(Stored entries)
* * * *

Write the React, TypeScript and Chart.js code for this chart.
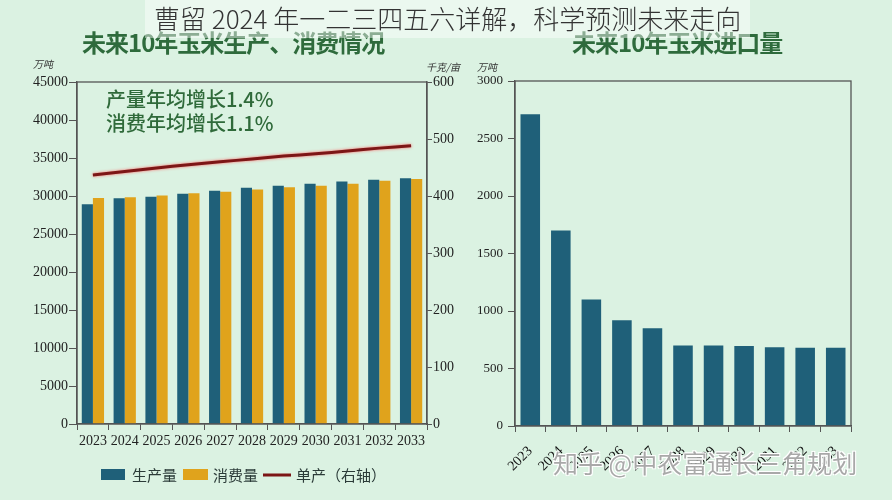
import React, { useEffect, useRef } from "react";
import { Chart, registerables } from "chart.js";
Chart.register(...registerables);

const years = ["2023", "2024", "2025", "2026", "2027", "2028", "2029", "2030", "2031", "2032", "2033"];
const production = [28900, 29700, 29900, 30300, 30700, 31100, 31350, 31600, 31900, 32150, 32350];
const consumption = [29750, 29850, 30050, 30350, 30550, 30850, 31150, 31350, 31600, 32000, 32250];
const unitYield = [437, 443, 449, 455, 460, 465, 470, 474, 479, 484, 488];
const imports = [2710, 1700, 1100, 920, 850, 700, 700, 695, 685, 680, 680];

const leftAxisMax = 45000;
const leftAxisStep = 5000;
const rightAxisMax = 600;
const rightAxisStep = 100;
const importAxisMax = 3000;
const importAxisStep = 500;

const legendLabels = ["生产量", "消费量", "单产（右轴）"];

const TEAL = "#1f6079";
const YELLOW = "#e0a31c";
const RED = "#7c1616";
const AXIS = "#555";
const NUM_FONT = "'Liberation Serif', serif";
const CJK = "'Noto Sans CJK SC', sans-serif";

const plain = (v: any) => String(v);

const framePlugin = {
  id: "frame",
  afterDraw(chart: any) {
    const { ctx, chartArea: a } = chart;
    ctx.save();
    ctx.strokeStyle = AXIS;
    ctx.lineWidth = 1.3;
    ctx.strokeRect(a.left, a.top, a.right - a.left, a.bottom - a.top);
    ctx.restore();
  },
};

const glowPlugin = {
  id: "glow",
  beforeDatasetDraw(chart: any, args: any) {
    if (chart.data.datasets[args.index].type === "line") {
      chart.ctx.save();
      chart.ctx.shadowColor = "rgba(255,90,90,0.9)";
      chart.ctx.shadowBlur = 3;
    }
  },
  afterDatasetDraw(chart: any, args: any) {
    if (chart.data.datasets[args.index].type === "line") {
      chart.ctx.restore();
    }
  },
};

const legendPlugin = {
  id: "customLegend",
  afterDraw(chart: any) {
    const ctx = chart.ctx;
    const y = 475;
    ctx.save();
    ctx.font = `15px ${CJK}`;
    ctx.textBaseline = "middle";
    ctx.fillStyle = TEAL;
    ctx.fillRect(101, y - 6, 24, 11);
    ctx.fillStyle = "#2b3b38";
    ctx.fillText(legendLabels[0], 132, y);
    ctx.fillStyle = YELLOW;
    ctx.fillRect(183, y - 6, 25, 11);
    ctx.fillStyle = "#2b3b38";
    ctx.fillText(legendLabels[1], 213, y);
    ctx.strokeStyle = RED;
    ctx.lineWidth = 3;
    ctx.beginPath();
    ctx.moveTo(263, y);
    ctx.lineTo(291, y);
    ctx.stroke();
    ctx.fillText(legendLabels[2], 296, y);
    ctx.restore();
  },
};

export default function App() {
  const leftRef = useRef<HTMLCanvasElement>(null);
  const rightRef = useRef<HTMLCanvasElement>(null);

  useEffect(() => {
    document.body.style.margin = "0";
    const tickFont = { family: NUM_FONT, size: 14 };
    const left = new Chart(leftRef.current as HTMLCanvasElement, {
      type: "bar",
      data: {
        labels: years,
        datasets: [
          {
            type: "line",
            label: legendLabels[2],
            data: unitYield,
            yAxisID: "y1",
            borderColor: RED,
            borderWidth: 3,
            pointRadius: 0,
            tension: 0.2,
            order: 0,
          } as any,
          {
            label: legendLabels[0],
            data: production,
            backgroundColor: TEAL,
            categoryPercentage: 0.7,
            barPercentage: 1,
            yAxisID: "y",
            order: 1,
          },
          {
            label: legendLabels[1],
            data: consumption,
            backgroundColor: YELLOW,
            categoryPercentage: 0.7,
            barPercentage: 1,
            yAxisID: "y",
            order: 1,
          },
        ],
      },
      options: {
        animation: false,
        responsive: false,
        layout: { padding: { left: 0, top: 82, right: 3, bottom: 46 } },
        plugins: { legend: { display: false }, tooltip: { enabled: false } },
        scales: {
          x: {
            grid: { drawOnChartArea: false, tickLength: 6, color: AXIS, offset: true },
            border: { color: AXIS, width: 1.3 },
            ticks: { font: tickFont, color: "#222", padding: 3, maxRotation: 0, autoSkip: false },
            afterFit: (s: any) => { s.height = 30; },
          },
          y: {
            min: 0,
            max: leftAxisMax,
            grid: { drawOnChartArea: false, tickLength: 8, color: AXIS },
            border: { color: AXIS, width: 1.3 },
            ticks: { stepSize: leftAxisStep, font: tickFont, color: "#222", padding: 1, callback: plain },
            afterFit: (s: any) => { s.width = 77; },
          },
          y1: {
            position: "right",
            min: 0,
            max: rightAxisMax,
            grid: { drawOnChartArea: false, tickLength: 5, color: AXIS },
            border: { color: AXIS, width: 1.3 },
            ticks: { stepSize: rightAxisStep, font: tickFont, color: "#222", padding: 1, callback: plain },
            afterFit: (s: any) => { s.width = 40; },
          },
        },
      },
      plugins: [framePlugin, glowPlugin, legendPlugin],
    });

    const right = new Chart(rightRef.current as HTMLCanvasElement, {
      type: "bar",
      data: {
        labels: years,
        datasets: [
          {
            label: "进口量",
            data: imports,
            backgroundColor: TEAL,
            categoryPercentage: 1,
            barPercentage: 0.64,
          },
        ],
      },
      options: {
        animation: false,
        responsive: false,
        layout: { padding: { left: 0, top: 81, right: 41, bottom: 0 } },
        plugins: { legend: { display: false }, tooltip: { enabled: false } },
        scales: {
          x: {
            grid: { drawOnChartArea: false, tickLength: 6, color: AXIS, offset: true },
            border: { color: AXIS, width: 1.3 },
            ticks: {
              font: { family: NUM_FONT, size: 14 },
              color: "#111",
              padding: 11,
              minRotation: 45,
              maxRotation: 45,
              autoSkip: false,
            },
            afterFit: (s: any) => { s.height = 74; },
          },
          y: {
            min: 0,
            max: importAxisMax,
            grid: { drawOnChartArea: false, tickLength: 7, color: AXIS },
            border: { color: AXIS, width: 1.3 },
            ticks: { stepSize: importAxisStep, font: { family: NUM_FONT, size: 13 }, color: "#222", padding: 5, callback: plain },
            afterFit: (s: any) => { s.width = 45; },
          },
        },
      },
      plugins: [framePlugin],
    });

    return () => {
      left.destroy();
      right.destroy();
    };
  }, []);

  const abs = (x: number, y: number): React.CSSProperties => ({ position: "absolute", left: x, top: y, whiteSpace: "nowrap" });

  return (
    <div style={{ position: "relative", width: 892, height: 500, background: "#dbf2e2", overflow: "hidden", fontFamily: CJK }}>
      <canvas ref={leftRef} width={470} height={500} style={{ position: "absolute", left: 0, top: 0 }} />
      <canvas ref={rightRef} width={422} height={500} style={{ position: "absolute", left: 470, top: 0 }} />
      <div style={{ ...abs(82, 24), fontSize: 24, fontWeight: 700, color: "#2e6b3c", letterSpacing: -1 }}>未来10年玉米生产、消费情况</div>
      <div style={{ ...abs(572, 24), fontSize: 24, fontWeight: 700, color: "#2e6b3c", letterSpacing: -1 }}>未来10年玉米进口量</div>
      <div style={{ ...abs(33, 56), fontSize: 10, fontStyle: "italic", color: "#333" }}>万吨</div>
      <div style={{ ...abs(426, 59), fontSize: 10, fontStyle: "italic", color: "#333" }}>千克/亩</div>
      <div style={{ ...abs(477, 59), fontSize: 10, fontStyle: "italic", color: "#333" }}>万吨</div>
      <div style={{ ...abs(106, 87), fontSize: 20, fontWeight: 500, color: "#2f6a3a", lineHeight: "24px" }}>
        产量年均增长1.4%
        <br />
        消费年均增长1.1%
      </div>
      <div style={{ position: "absolute", left: 145, top: 0, width: 605, height: 38, background: "rgba(255,255,255,0.45)" }} />
      <div style={{ ...abs(154, 3), fontSize: 26, fontWeight: 300, color: "#333", lineHeight: "30px" }}>曹留 2024 年一二三四五六详解，科学预测未来走向</div>
      <div
        style={{
          ...abs(553, 447),
          fontSize: 25,
          color: "rgba(140,140,140,0.75)",
          textShadow: "1px 1px 0 #fff, -1px -1px 0 #fff, 1px -1px 0 #fff, -1px 1px 0 #fff",
          lineHeight: "30px",
        }}
      >
        知乎 @中农富通长三角规划
      </div>
    </div>
  );
}
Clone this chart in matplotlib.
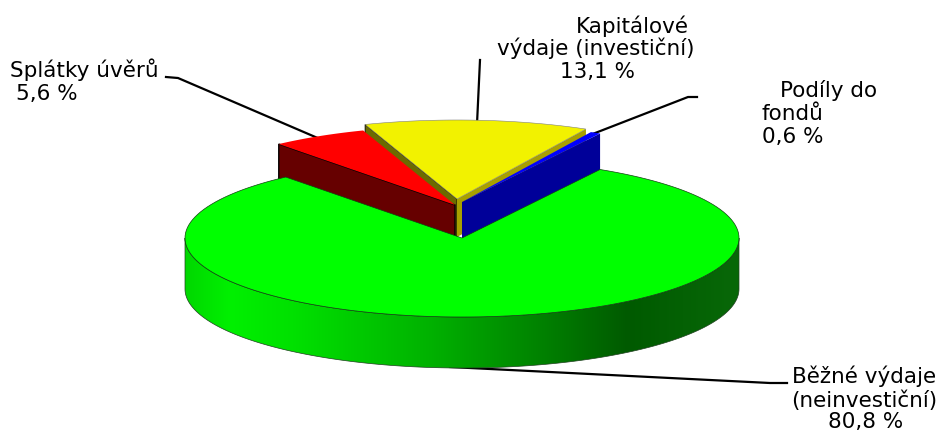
# coding: utf-8

"""Draws the 3D looking pie of the budget expenses, and saves it to out.png."""

from matplotlib import pyplot as plt
from matplotlib.colors import LinearSegmentedColormap
from matplotlib.patches import Polygon
import numpy as np

# The data of the chart
names = ['Běžné výdaje', 'Splátky úvěrů', 'Kapitálové výdaje', 'Podíly do fondů']
shares = [80.8, 5.6, 13.1, 0.6]
label_lines = [['Běžné výdaje', '(neinvestiční)', '80,8 %'],
               ['Splátky úvěrů', '5,6 %'],
               ['Kapitálové', 'výdaje (investiční)', '13,1 %'],
               ['Podíly do', 'fondů', '0,6 %']]

# Left end and baseline in pixels of each line of the labels
label_pos = [[(792, 383), (791, 407), (828, 428)],
             [(10, 77), (16, 100)],
             [(576, 33), (497, 55), (560, 78)],
             [(780, 97), (762, 120), (762, 143)]]

# The geometry of the projected pie, in pixels
rad_x, rad_y = 277, 79
apexes = [(462, 238), (455, 205), (457, 199), (462, 202)]
green_depth, depth = 51, 38
start_angle = 60.1


def ellipse(apex, ang_from, ang_to, n=150):
  """Points on the rim of a slice, between two angles in degrees."""

  ang = np.radians(np.linspace(ang_from, ang_to, n))
  return np.column_stack((apex[0] + rad_x * np.cos(ang),
                          apex[1] - rad_y * np.sin(ang)))


def wedge(apex, ang_from, ang_to):
  """The top face of a slice."""

  return np.vstack(([apex], ellipse(apex, ang_from, ang_to)))


def wall(apex, ang):
  """The flat inner wall of a slice, below the edge at the given angle."""

  rim = ellipse(apex, ang, ang, 1)[0]
  return np.array([apex, rim, (rim[0], rim[1] + depth),
                   (apex[0], apex[1] + depth)])


if __name__ == '__main__':

  plt.rcParams['font.family'] = ['DejaVu Sans']

  fig = plt.figure(figsize=(9.44, 4.34), dpi=100)
  ax = fig.add_axes((0, 0, 1, 1))
  ax.axis('off')

  # Getting the limit angles of the slices, going clockwise
  sweeps = np.array(shares) / np.sum(shares) * 360
  ends = start_angle - np.cumsum(sweeps)
  starts = np.concatenate(([start_angle], ends[:-1]))

  # Leader lines, behind the slices
  for xs, ys in (([166, 178, 320], [77, 78, 139]),
                 ([480, 477], [60, 124]),
                 ([697, 688, 590], [97, 97, 135]),
                 ([450, 770, 787], [367, 383, 383])):
    ax.plot(xs, ys, color='black', lw=1.6, zorder=1)

  # Walls of the yellow slice are partly hidden by the neighbouring slices
  ax.add_patch(Polygon(wall(apexes[2], starts[2]), fc='#6b6b00', ec='black',
                       lw=0.6, zorder=2))
  ax.add_patch(Polygon(wall(apexes[2], ends[2]), fc='#a8a000', ec='none',
                       zorder=2))

  # Red slice
  ax.add_patch(Polygon(wall(apexes[1], starts[1]), fc='#660000', ec='black',
                       lw=1.0, zorder=3))
  ax.add_patch(Polygon(wedge(apexes[1], starts[1], ends[1]), fc='#ff0000',
                       ec='none', zorder=3))

  # Blue slice
  ax.add_patch(Polygon(wall(apexes[3], ends[3]), fc='#000099', ec='none',
                       zorder=3))
  ax.add_patch(Polygon(wedge(apexes[3], starts[3], ends[3]), fc='#0000ff',
                       ec='none', zorder=3))

  # Yellow slice
  ax.add_patch(Polygon(wedge(apexes[2], starts[2], ends[2]), fc='#f2f200',
                       ec='#808080', lw=0.4, zorder=4))

  # Side of the green slice, with the shading
  rim = ellipse(apexes[0], 180, 360)
  side = np.vstack((rim, rim[::-1] + (0, green_depth)))
  shade = LinearSegmentedColormap.from_list(
    'shade', [(0, '#00d800'), (0.08, '#00f000'), (0.2, '#00e000'),
              (0.45, '#00b000'), (0.65, '#008000'), (0.8, '#005a00'),
              (1, '#086808')])
  img = ax.imshow(np.linspace(0, 1, 256)[None, :], cmap=shade, aspect='auto',
                  extent=(rim[0, 0], rim[-1, 0], 380, 230), zorder=5)
  clip = Polygon(side, fc='none', ec='none', transform=ax.transData)
  ax.add_patch(clip)
  img.set_clip_path(clip)
  ax.add_patch(Polygon(side, fc='none', ec='#204020', lw=0.5, zorder=6))

  # Top of the green slice
  ax.add_patch(Polygon(wedge(apexes[0], starts[0], ends[0]), fc='#00ff00',
                       ec='#104010', lw=0.5, zorder=7))

  # Labels
  for lines, positions in zip(label_lines, label_pos):
    for line, (x, y) in zip(lines, positions):
      ax.text(x, y, line, fontsize=15.5, color='black', ha='left',
              va='baseline', zorder=8)

  ax.set_xlim(0, 944)
  ax.set_ylim(434, 0)
  plt.savefig('out.png', dpi=100)
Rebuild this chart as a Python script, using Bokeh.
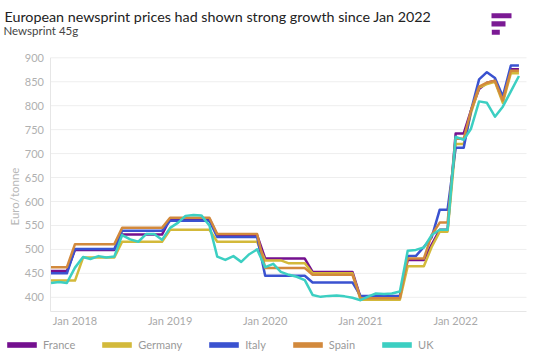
import math
import pandas as pd
from bokeh.plotting import figure
from bokeh.core.properties import value
from bokeh.models import ColumnDataSource, Range1d, Legend, LegendItem, Label
from bokeh.embed import file_html
from bokeh.resources import INLINE

TITLE = "European newsprint prices had shown strong growth since Jan 2022"
SUBTITLE = "Newsprint 45g"
Y_LABEL = "Euro/tonne"

# monthly observations, Oct 2017 .. Sep 2022
MONTHS = pd.date_range("2017-10-01", "2022-09-01", freq="MS")

FRANCE = [455, 455, 455,
          499, 499, 499, 499, 499, 499,
          531, 531, 531, 531, 531, 531,
          564, 564, 564, 564, 564, 564,
          530, 530, 530, 530, 530, 530,
          481, 481, 481, 481, 481, 481,
          453, 453, 453, 453, 453, 453,
          400, 400, 400, 400, 400, 400,
          478, 478, 478, 510, 541, 541,
          742, 742, 790, 835, 848, 852, 810, 876, 876]
GERMANY = [435, 435, 435,
           435, 483, 483, 483, 483, 483,
           516, 516, 516, 516, 516, 516,
           541, 541, 541, 541, 541, 541,
           516, 516, 516, 516, 516, 516,
           477, 477, 477, 471, 471, 471,
           450, 450, 450, 450, 450, 450,
           395, 395, 395, 395, 395, 395,
           465, 465, 465, 505, 537, 537,
           720, 720, 785, 838, 845, 850, 806, 868, 868]
ITALY = [450, 450, 450,
         501, 501, 501, 501, 501, 501,
         539, 539, 539, 539, 539, 539,
         560, 560, 560, 560, 560, 560,
         526, 526, 526, 526, 526, 526,
         445, 445, 445, 445, 445, 445,
         431, 431, 431, 431, 431, 431,
         403, 403, 403, 403, 403, 403,
         486, 486, 505, 525, 583, 583,
         712, 712, 790, 855, 870, 858, 819, 884, 884]
SPAIN = [463, 463, 463,
         511, 511, 511, 511, 511, 511,
         545, 545, 545, 545, 545, 545,
         566, 566, 566, 566, 566, 566,
         532, 532, 532, 532, 532, 532,
         461, 461, 461, 461, 461, 461,
         447, 447, 447, 447, 447, 447,
         398, 398, 398, 398, 398, 398,
         481, 481, 481, 530, 556, 556,
         731, 731, 790, 840, 848, 852, 811, 873, 873]
UK = [430, 432, 430,
      462, 484, 480, 486, 483, 485,
      530, 521, 516, 532, 532, 520,
      545, 556, 570, 572, 571, 550,
      485, 478, 486, 474, 490, 500,
      463, 470, 453, 447, 443, 436,
      405, 401, 403, 404, 402, 399,
      394, 402, 408, 407, 408, 412,
      497, 499, 504, 530, 541, 541,
      735, 729, 752, 809, 806, 777, 798, 830, 862]

SERIES = ["France", "Germany", "Italy", "Spain", "UK"]
COLORS = ["#74108f", "#d3b93a", "#3a52d0", "#d2893c", "#3ccfc2"]
Y_TICKS = [400, 450, 500, 550, 600, 650, 700, 750, 800, 850, 900]
X_TICKS = ["2018-01-01", "2019-01-01", "2020-01-01", "2021-01-01", "2022-01-01"]
X_TICK_LABELS = ["Jan 2018", "Jan 2019", "Jan 2020", "Jan 2021", "Jan 2022"]
X_START, X_END = "2017-09-29", "2022-09-30"   # extent of the plotting area
Y_START, Y_END = 370.4, 900

FONT = "Lato"
W, H = 534, 354


# ---- layout helpers: canvas pixel -> data coordinate.  The plotting area spans
# x 50..526 and y 57.3 (900) .. 311 (axis); the frame is the whole canvas.
def ms(t):
    return pd.Timestamp(t).value / 1e6


XA, XB = ms(X_START), ms(X_END)
PX_L, PX_R = 50.0, 526.0
MS_PER_PX = (XB - XA) / (PX_R - PX_L)
PY_TOP, PY_AXIS = 57.3, 311.0
UNIT_PER_PX = (Y_END - Y_START) / (PY_AXIS - PY_TOP)


def x_at(px):
    return XA + (px - PX_L) * MS_PER_PX


def y_at(py):
    return Y_START + (PY_AXIS - py) * UNIT_PER_PX


src = ColumnDataSource(dict(date=MONTHS, France=FRANCE, Germany=GERMANY,
                            Italy=ITALY, Spain=SPAIN, UK=UK))

p = figure(width=W, height=H, output_backend="svg", toolbar_location=None,
           x_axis_type="datetime", x_axis_location=None, y_axis_location=None,
           x_range=Range1d(x_at(0), x_at(W)),
           y_range=Range1d(y_at(H), y_at(0)),
           min_border=0)
p.outline_line_color = None
for g in p.grid:
    g.visible = False

n = len(Y_TICKS)
# horizontal grid lines, y and x axis lines, limited to the plotting area
p.segment(x0=[XA] * n, x1=[XB] * n, y0=Y_TICKS, y1=Y_TICKS,
          line_color="#eeeeee", line_width=1)
p.segment(x0=[XA, XA], x1=[XA, XB], y0=[Y_START, Y_START], y1=[Y_END, Y_START],
          line_color="#e6e6e6", line_width=1)

# y tick labels and axis title
p.text(x=[x_at(43.5)] * n, y=Y_TICKS, text=[str(t) for t in Y_TICKS],
       text_align="right", text_baseline="middle", text_font=value(FONT),
       text_font_size=value("11px"), text_color="#b0b0b0")
p.add_layout(Label(x=x_at(13.5), y=y_at(196), text=Y_LABEL, angle=math.pi / 2,
                   text_align="center", text_baseline="middle", text_font=FONT,
                   text_font_size="11.5px", text_color="#b8b8b8"))

# x tick labels
p.text(x=[ms(t) for t in X_TICKS], y=[y_at(319.5)] * len(X_TICKS), text=X_TICK_LABELS,
       text_align="center", text_baseline="middle", text_font=value(FONT),
       text_font_size=value("11px"), text_color="#aaaaaa")

# titles
p.add_layout(Label(x=x_at(4), y=y_at(15.5), text=TITLE, text_font=FONT,
                   text_font_size="14.3px", text_color="#222222",
                   text_baseline="alphabetic", text_align="left"))
p.add_layout(Label(x=x_at(3), y=y_at(29.5), text=SUBTITLE, text_font=FONT,
                   text_font_size="11.5px", text_color="#444444",
                   text_baseline="alphabetic", text_align="left"))

# logo
p.quad(left=[x_at(491), x_at(491), x_at(491.3)],
       right=[x_at(511), x_at(505), x_at(499.3)],
       top=[y_at(12.7), y_at(20.7), y_at(29.3)],
       bottom=[y_at(17.7), y_at(26), y_at(34.3)],
       fill_color="#7b1a94", line_color=None)

# data lines and legend swatches (swatch renderers hold one off-canvas row)
nan = float("nan")
items = []
for name, color in zip(SERIES, COLORS):
    p.line("date", name, source=src, line_color=color, line_width=2.5,
           line_join="round")
    sw = p.quad(left=[nan], right=[nan], top=[nan], bottom=[nan],
                fill_color=color, line_color=None)
    items.append(LegendItem(label=name, renderers=[sw]))

legend = Legend(items=items, orientation="horizontal", location=(3, 3),
                glyph_width=37, glyph_height=7, label_standoff=3, spacing=23,
                padding=0, margin=0, border_line_color=None, background_fill_alpha=0,
                label_text_font=FONT, label_text_font_size="11px",
                label_text_color="#999999")
p.add_layout(legend, "center")

open("out.html", "w").write(file_html(p, INLINE))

* * * *

JOB: Keep to the lines above from the line with "Rebuild this chart" to the line with "from bokeh.resources import INLINE", and set down exactly those, inclusive, with nothing else and every picture left out.

SOLUTION FOR THIS TASK:
Rebuild this chart as a Python script, using Bokeh.
import math
import pandas as pd
from bokeh.plotting import figure
from bokeh.core.properties import value
from bokeh.models import ColumnDataSource, Range1d, Legend, LegendItem, Label
from bokeh.embed import file_html
from bokeh.resources import INLINE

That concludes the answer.